▸ Dataset content:
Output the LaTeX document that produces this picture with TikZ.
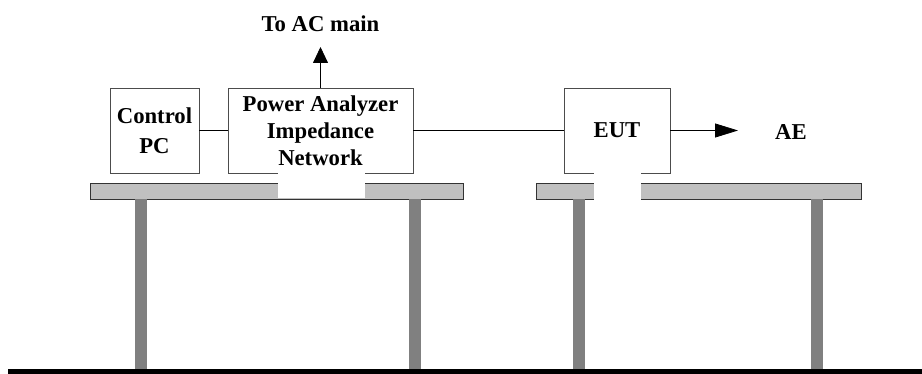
\documentclass[tikz,border=0pt]{standalone}
\usepackage{fontspec}
\setmainfont{Liberation Serif}
\usetikzlibrary{arrows.meta}
\definecolor{tablegray}{HTML}{C0C0C0}
\definecolor{leggray}{HTML}{808080}

\begin{document}
\begin{tikzpicture}[x=1pt, y=-1pt,
  box/.style={draw=black!70, line width=0.9pt, minimum height=85pt, inner sep=0pt, align=center, font=\bfseries\fontsize{22.7}{27}\selectfont},
  label/.style={inner sep=0pt, font=\bfseries\fontsize{22.7}{27}\selectfont},
  tabletop/.style={draw=black!80, line width=0.8pt, fill=tablegray, minimum height=16pt, inner sep=0pt},
  gap/.style={fill=white, inner sep=0pt},
  wire/.style={draw=black, line width=0.8pt},
  arr/.style={wire, -{Triangle[length=16pt, width=15pt]}}]
\useasboundingbox (0,0) rectangle (922,374);

% tables and floor
\node[tabletop, minimum width=373pt] (tableA) at (276.5,191) {};
\node[tabletop, minimum width=325pt] (tableB) at (698.5,191) {};

\foreach \x in {141, 414.5, 578.5, 816.5}
	\fill[leggray] (\x-6,199.5) rectangle (\x+6,369);

\fill[black] (8,369) rectangle (922,374);

% equipment
\node[box, minimum width=89pt] (pc) at (154.5,130.5) {Control\\[3pt]PC};
\node[box, minimum width=185pt] (pa) at (320.5,130.5) {Power Analyzer\\Impedance\\Network};
\node[box, minimum width=106pt] (eut) at (617,130.5) {EUT};

\node[label] (acmain) at (320.5,24) {To AC main};
\node[label] (ae) at (791,132) {AE};
\coordinate (acin) at (320.5,47);
\coordinate (aein) at (738,130.5);

\draw[wire] (pc) -- (pa);
\draw[wire] (pa) -- (eut);
\draw[arr] (pa.north) -- (acin);
\draw[wire, -{Triangle[length=23pt, width=14pt]}] (eut.east) -- (aein);

% cut-outs
\node[gap, minimum width=87pt, minimum height=26pt] (gapA) at (321.5,185) {};
\node[gap, minimum width=47pt, minimum height=29pt] (gapB) at (617.5,186.5) {};

\end{tikzpicture}
\end{document}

▸ Set task:
Your copy of the data should match it exactly, except that pictures are left out.

▸ Correct output:
Output the LaTeX document that produces this picture with TikZ.
\documentclass[tikz,border=0pt]{standalone}
\usepackage{fontspec}
\setmainfont{Liberation Serif}
\usetikzlibrary{arrows.meta}
\definecolor{tablegray}{HTML}{C0C0C0}
\definecolor{leggray}{HTML}{808080}

\begin{document}
\begin{tikzpicture}[x=1pt, y=-1pt,
  box/.style={draw=black!70, line width=0.9pt, minimum height=85pt, inner sep=0pt, align=center, font=\bfseries\fontsize{22.7}{27}\selectfont},
  label/.style={inner sep=0pt, font=\bfseries\fontsize{22.7}{27}\selectfont},
  tabletop/.style={draw=black!80, line width=0.8pt, fill=tablegray, minimum height=16pt, inner sep=0pt},
  gap/.style={fill=white, inner sep=0pt},
  wire/.style={draw=black, line width=0.8pt},
  arr/.style={wire, -{Triangle[length=16pt, width=15pt]}}]
\useasboundingbox (0,0) rectangle (922,374);

% tables and floor
\node[tabletop, minimum width=373pt] (tableA) at (276.5,191) {};
\node[tabletop, minimum width=325pt] (tableB) at (698.5,191) {};

\foreach \x in {141, 414.5, 578.5, 816.5}
	\fill[leggray] (\x-6,199.5) rectangle (\x+6,369);

\fill[black] (8,369) rectangle (922,374);

% equipment
\node[box, minimum width=89pt] (pc) at (154.5,130.5) {Control\\[3pt]PC};
\node[box, minimum width=185pt] (pa) at (320.5,130.5) {Power Analyzer\\Impedance\\Network};
\node[box, minimum width=106pt] (eut) at (617,130.5) {EUT};

\node[label] (acmain) at (320.5,24) {To AC main};
\node[label] (ae) at (791,132) {AE};
\coordinate (acin) at (320.5,47);
\coordinate (aein) at (738,130.5);

\draw[wire] (pc) -- (pa);
\draw[wire] (pa) -- (eut);
\draw[arr] (pa.north) -- (acin);
\draw[wire, -{Triangle[length=23pt, width=14pt]}] (eut.east) -- (aein);

% cut-outs
\node[gap, minimum width=87pt, minimum height=26pt] (gapA) at (321.5,185) {};
\node[gap, minimum width=47pt, minimum height=29pt] (gapB) at (617.5,186.5) {};

\end{tikzpicture}
\end{document}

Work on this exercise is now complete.